The CEO of the Island Corridor Foundation (ICF), a nonprofit working towards restoring commuter rail service since acquiring the corridor in 2006, said the numbers seem high because the provincial government added a very large contingency factor to the budget that effectively doubles the cost of the project.
“I think anybody in the construction industry would tell you that a contingency of 100 per cent is a little bit dramatic. Most construction projects will use about a 20 per cent contingency,” said Larry Stevenson, CEO of the ICF.
The report outlines three potential levels of rail service and the projected costs of each. According to Stevenson, the lowest phase would not be viable because the frequency of trains would be too low to attract riders and the highest would involve a higher frequency than would be practical now. He said the only viable option right now is the intermediate phase.
“That’s where you can get down to that $350 million dollar/400 million dollar level,” he said. “You’re still going to get a commuter service between Langford and Victoria. But the commuter service is going to be more like 5 or 6 trains a day, versus the 21 trains they put into the study.”
The report done by MoTI provides information on the condition of the line and cost estimates for returning to service, but does not indicate any specific action or funding from the provincial government. It builds on previous assessments, completed in 2003, 2009/2010 and 2012.
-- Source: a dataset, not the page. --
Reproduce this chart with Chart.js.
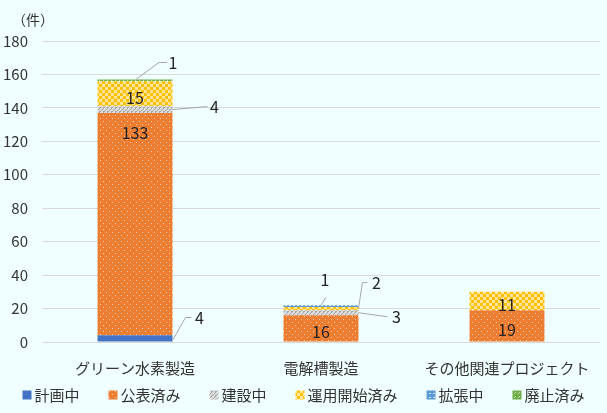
<!DOCTYPE html>
<html>
<head>
<meta charset="utf-8">
<script src="https://cdn.jsdelivr.net/npm/chart.js@4"></script>
<style>
  html, body { margin: 0; padding: 0; background: #f0ffff; }
  #wrap { width: 607px; height: 413px; }
</style>
</head>
<body>
<div id="wrap"><canvas id="chart"></canvas></div>
<script>
// data
const categories = ["グリーン水素製造", "電解槽製造", "その他関連プロジェクト"];
const planned = [4, 0, 0];      // 計画中
const announced = [133, 16, 19]; // 公表済み
const building = [4, 3, 0];     // 建設中
const operating = [15, 2, 11];  // 運用開始済み
const expanding = [0, 1, 0];    // 拡張中
const retired = [1, 0, 0];      // 廃止済み
const yTicks = [0, 20, 40, 60, 80, 100, 120, 140, 160, 180];

const FONT = "'Noto Sans CJK JP', 'Noto Sans', sans-serif";

// small tile patterns like the excel fills
function makePattern(size, draw) {
  const c = document.createElement("canvas");
  c.width = size; c.height = size;
  const g = c.getContext("2d");
  draw(g);
  return g.createPattern(c, "repeat");
}

const dotOrange = makePattern(6, g => {
  g.fillStyle = "#ed7d31"; g.fillRect(0, 0, 6, 6);
  g.fillStyle = "#f9cfae";
  g.fillRect(1, 1, 1, 1); g.fillRect(4, 4, 1, 1);
});
const hatchGray = makePattern(4, g => {
  g.fillStyle = "#dcdcdc"; g.fillRect(0, 0, 4, 4);
  g.fillStyle = "#a5a5a5";
  for (let i = 0; i < 4; i++) g.fillRect(3 - i, i, 1, 1);
  g.fillRect(3, 3, 1, 1);
});
const checkYellow = makePattern(6, g => {
  g.fillStyle = "#ffc000"; g.fillRect(0, 0, 6, 6);
  g.fillStyle = "#ffe59a";
  g.fillRect(0, 0, 3, 3); g.fillRect(3, 3, 3, 3);
});
const stripeBlue = makePattern(4, g => {
  g.fillStyle = "#5b9bd5"; g.fillRect(0, 0, 4, 4);
  g.fillStyle = "#d6e6f5";
  g.fillRect(1, 1, 2, 1);
});
const diagGreen = makePattern(4, g => {
  g.fillStyle = "#70ad47"; g.fillRect(0, 0, 4, 4);
  g.fillStyle = "#c5e0b4";
  g.fillRect(3, 0, 1, 1); g.fillRect(2, 1, 1, 1);
});

// where each label goes; small segments get a leader line
// pts are pixel offsets from the segment anchor (right edge / middle)
const labelStyle = {
  "1-0": { mode: "top", dy: 20 },
  "0-0": { mode: "call", ax: "right", ay: "bottom", pts: [[0, -1], [13, -24], [19, -24]], text: [27, -24] },
  "2-0": { mode: "call", ax: "right", ay: "mid", pts: [[0, 0], [35, -3]], text: [42, -3] },
  "5-0": { mode: "call", ax: "mid", ay: "top", pts: [[1, 0], [24, -17], [32, -17]], text: [38, -17] },
  "4-1": { mode: "call", ax: "mid", ay: "top", pts: [[0, 0], [5, -8]], text: [4, -25] },
  "3-1": { mode: "call", ax: "right", ay: "mid", pts: [[0, 0], [4, -26], [9, -26]], text: [18, -26] },
  "2-1": { mode: "call", ax: "right", ay: "mid", pts: [[0, 0], [29, 4]], text: [38, 4] }
};

const labelPlugin = {
  id: "segLabels",
  afterDatasetsDraw(chart) {
    const ctx = chart.ctx;
    ctx.save();
    ctx.font = "16px " + FONT;
    ctx.textAlign = "center";
    ctx.textBaseline = "middle";
    chart.data.datasets.forEach((ds, di) => {
      const meta = chart.getDatasetMeta(di);
      meta.data.forEach((bar, i) => {
        const v = ds.data[i];
        if (!v) return;
        const st = labelStyle[di + "-" + i] || { mode: "mid", dy: 4 };
        const top = Math.min(bar.y, bar.base), bot = Math.max(bar.y, bar.base);
        const right = bar.x + bar.width / 2;
        ctx.fillStyle = "#222";
        if (st.mode === "mid") {
          ctx.fillText(String(v), bar.x, (top + bot) / 2 + st.dy);
        } else if (st.mode === "top") {
          ctx.fillText(String(v), bar.x, top + st.dy);
        } else {
          const ax = st.ax === "right" ? right : bar.x;
          const ay = st.ay === "bottom" ? bot : st.ay === "top" ? top : (top + bot) / 2;
          ctx.strokeStyle = "#a6a6a6";
          ctx.lineWidth = 1;
          ctx.beginPath();
          st.pts.forEach((p, k) => {
            if (k === 0) ctx.moveTo(ax + p[0], ay + p[1]);
            else ctx.lineTo(ax + p[0], ay + p[1]);
          });
          ctx.stroke();
          ctx.fillText(String(v), ax + st.text[0], ay + st.text[1]);
        }
      });
    });
    // unit label
    ctx.font = "14px " + FONT;
    ctx.textAlign = "left";
    ctx.fillStyle = "#333";
    ctx.fillText("（件）", 12, 20);
    ctx.restore();
  }
};

// legend drawn by hand so the spacing can be wider than the row height
const legendPlugin = {
  id: "wideLegend",
  afterDraw(chart) {
    const ctx = chart.ctx;
    const box = 9, gap = 3, space = 29, y = 395;
    ctx.save();
    ctx.font = "15px " + FONT;
    ctx.textBaseline = "middle";
    ctx.textAlign = "left";
    const items = chart.data.datasets.map(ds => ({
      text: ds.label, fill: ds.backgroundColor,
      w: box + gap + ctx.measureText(ds.label).width
    }));
    const total = items.reduce((s, it) => s + it.w, 0) + space * (items.length - 1);
    let x = (chart.width - total) / 2;
    items.forEach(it => {
      ctx.fillStyle = it.fill;
      ctx.fillRect(x, y - box / 2, box, box);
      ctx.fillStyle = "#333";
      ctx.fillText(it.text, x + box + gap, y);
      x += it.w + space;
    });
    ctx.restore();
  }
};

const bgPlugin = {
  id: "bg",
  beforeDraw(chart) {
    const ctx = chart.ctx;
    ctx.save();
    ctx.fillStyle = "#f0ffff";
    ctx.fillRect(0, 0, chart.width, chart.height);
    ctx.restore();
  }
};

function series(label, data, fill) {
  return { label, data, backgroundColor: fill, borderWidth: 0,
           barPercentage: 0.403, categoryPercentage: 1 };
}

new Chart(document.getElementById("chart"), {
  type: "bar",
  data: {
    labels: categories,
    datasets: [
      series("計画中", planned, "#4472c4"),
      series("公表済み", announced, dotOrange),
      series("建設中", building, hatchGray),
      series("運用開始済み", operating, checkYellow),
      series("拡張中", expanding, stripeBlue),
      series("廃止済み", retired, diagGreen)
    ]
  },
  options: {
    responsive: true,
    maintainAspectRatio: false,
    animation: false,
    layout: { padding: { top: 41, right: 7, left: 0, bottom: 35 } },
    scales: {
      x: {
        stacked: true,
        afterFit(axis) { axis.height = 36; },
        grid: { display: false },
        border: { display: false },
        ticks: { color: "#333", font: { family: FONT, size: 15 }, padding: 9, maxRotation: 0 }
      },
      y: {
        stacked: true,
        min: 0, max: 180,
        afterBuildTicks(axis) { axis.ticks = yTicks.map(v => ({ value: v })); },
        afterFit(axis) { axis.width = 42; },
        grid: { color: "#d9d9d9", drawTicks: false, lineWidth: 1 },
        border: { display: false },
        ticks: { color: "#333", font: { family: FONT, size: 15 }, padding: 14 }
      }
    },
    plugins: {
      legend: { display: false },
      tooltip: { enabled: false }
    }
  },
  plugins: [bgPlugin, labelPlugin, legendPlugin]
});
</script>
</body>
</html>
The rail corridor travels through the land of 14 First Nations and five regional districts. The Snaw-na-aw (Nanoose) First Nation want to retake ownership of 10 acres of land that were expropriated for railway purposes. Council member Brent Edwards takes issue with the seemingly indefinite review period and with a lack of inclusion of First Nations on the part of ICF.
“That organization and its mandate does not reflect the First Nations’ values, First Nations’ interests, First Nations’ concerns about the railway itself,” he said. According to Edwards, no more than four of the 14 First Nations were present at the last four annual general meetings.
“Holding onto a Victorian era fantasy — that’s not reconciliation. We’re trying to reconcile interests. Nanoose has interests and our interest is access. It’s not the trail or the railway.”
Edwards said the railway is blocking the development of about 90 acres of land on Snaw-na-aw (Nanoose) First Nation.
“That’s part of the reason we’re trying to take it back. We can’t develop our property,” he said.
Edwards said it does not make sense to develop capital infrastructure to go over, or under, to accommodate the inactive railway.
“That’s what we’re trying to argue in court, is that it was taken up for railway purposes and stopped being used for railway purposes. We’re supposed to be able to have our property back.”
The nation recently lost a case in BC Supreme Court to gain right of way, which would have allowed them to develop the 90 acres around the section of the rail corridor on their land. It received letters of support from 8 other First Nations, whose land is intersected by the corridor.
Justice Robert Punnett dismissed the case, but in the court document acknowledged the railway may never return to service:
“ I accept the future of the Railway is unclear and will depend on funding from various levels of government which is uncertain. Indeed, the likelihood of its future use for rail traffic may be bleak given it depends on the largess of government.”
Stevenson said as the island’s population grows, a railway could significantly reduce traffic and congestion on the highway.
“I think it’s a march north. You start in Victoria and you work your way north and you make sure you carry it all the way through to the entire island,” he said. “There’s very much a need for alternative transportation methods here and rail is really the only one left.”
Stevenson shares Edward’s frustration with the drawn out process and lack of progress on the railway.
“The province was concerned about the cost — well, the assessment is now done. Then they were concerned about the fact that we had an outstanding lawsuit, well that’s now over. There’s not really any reason today to hold it back,” said Stevenson.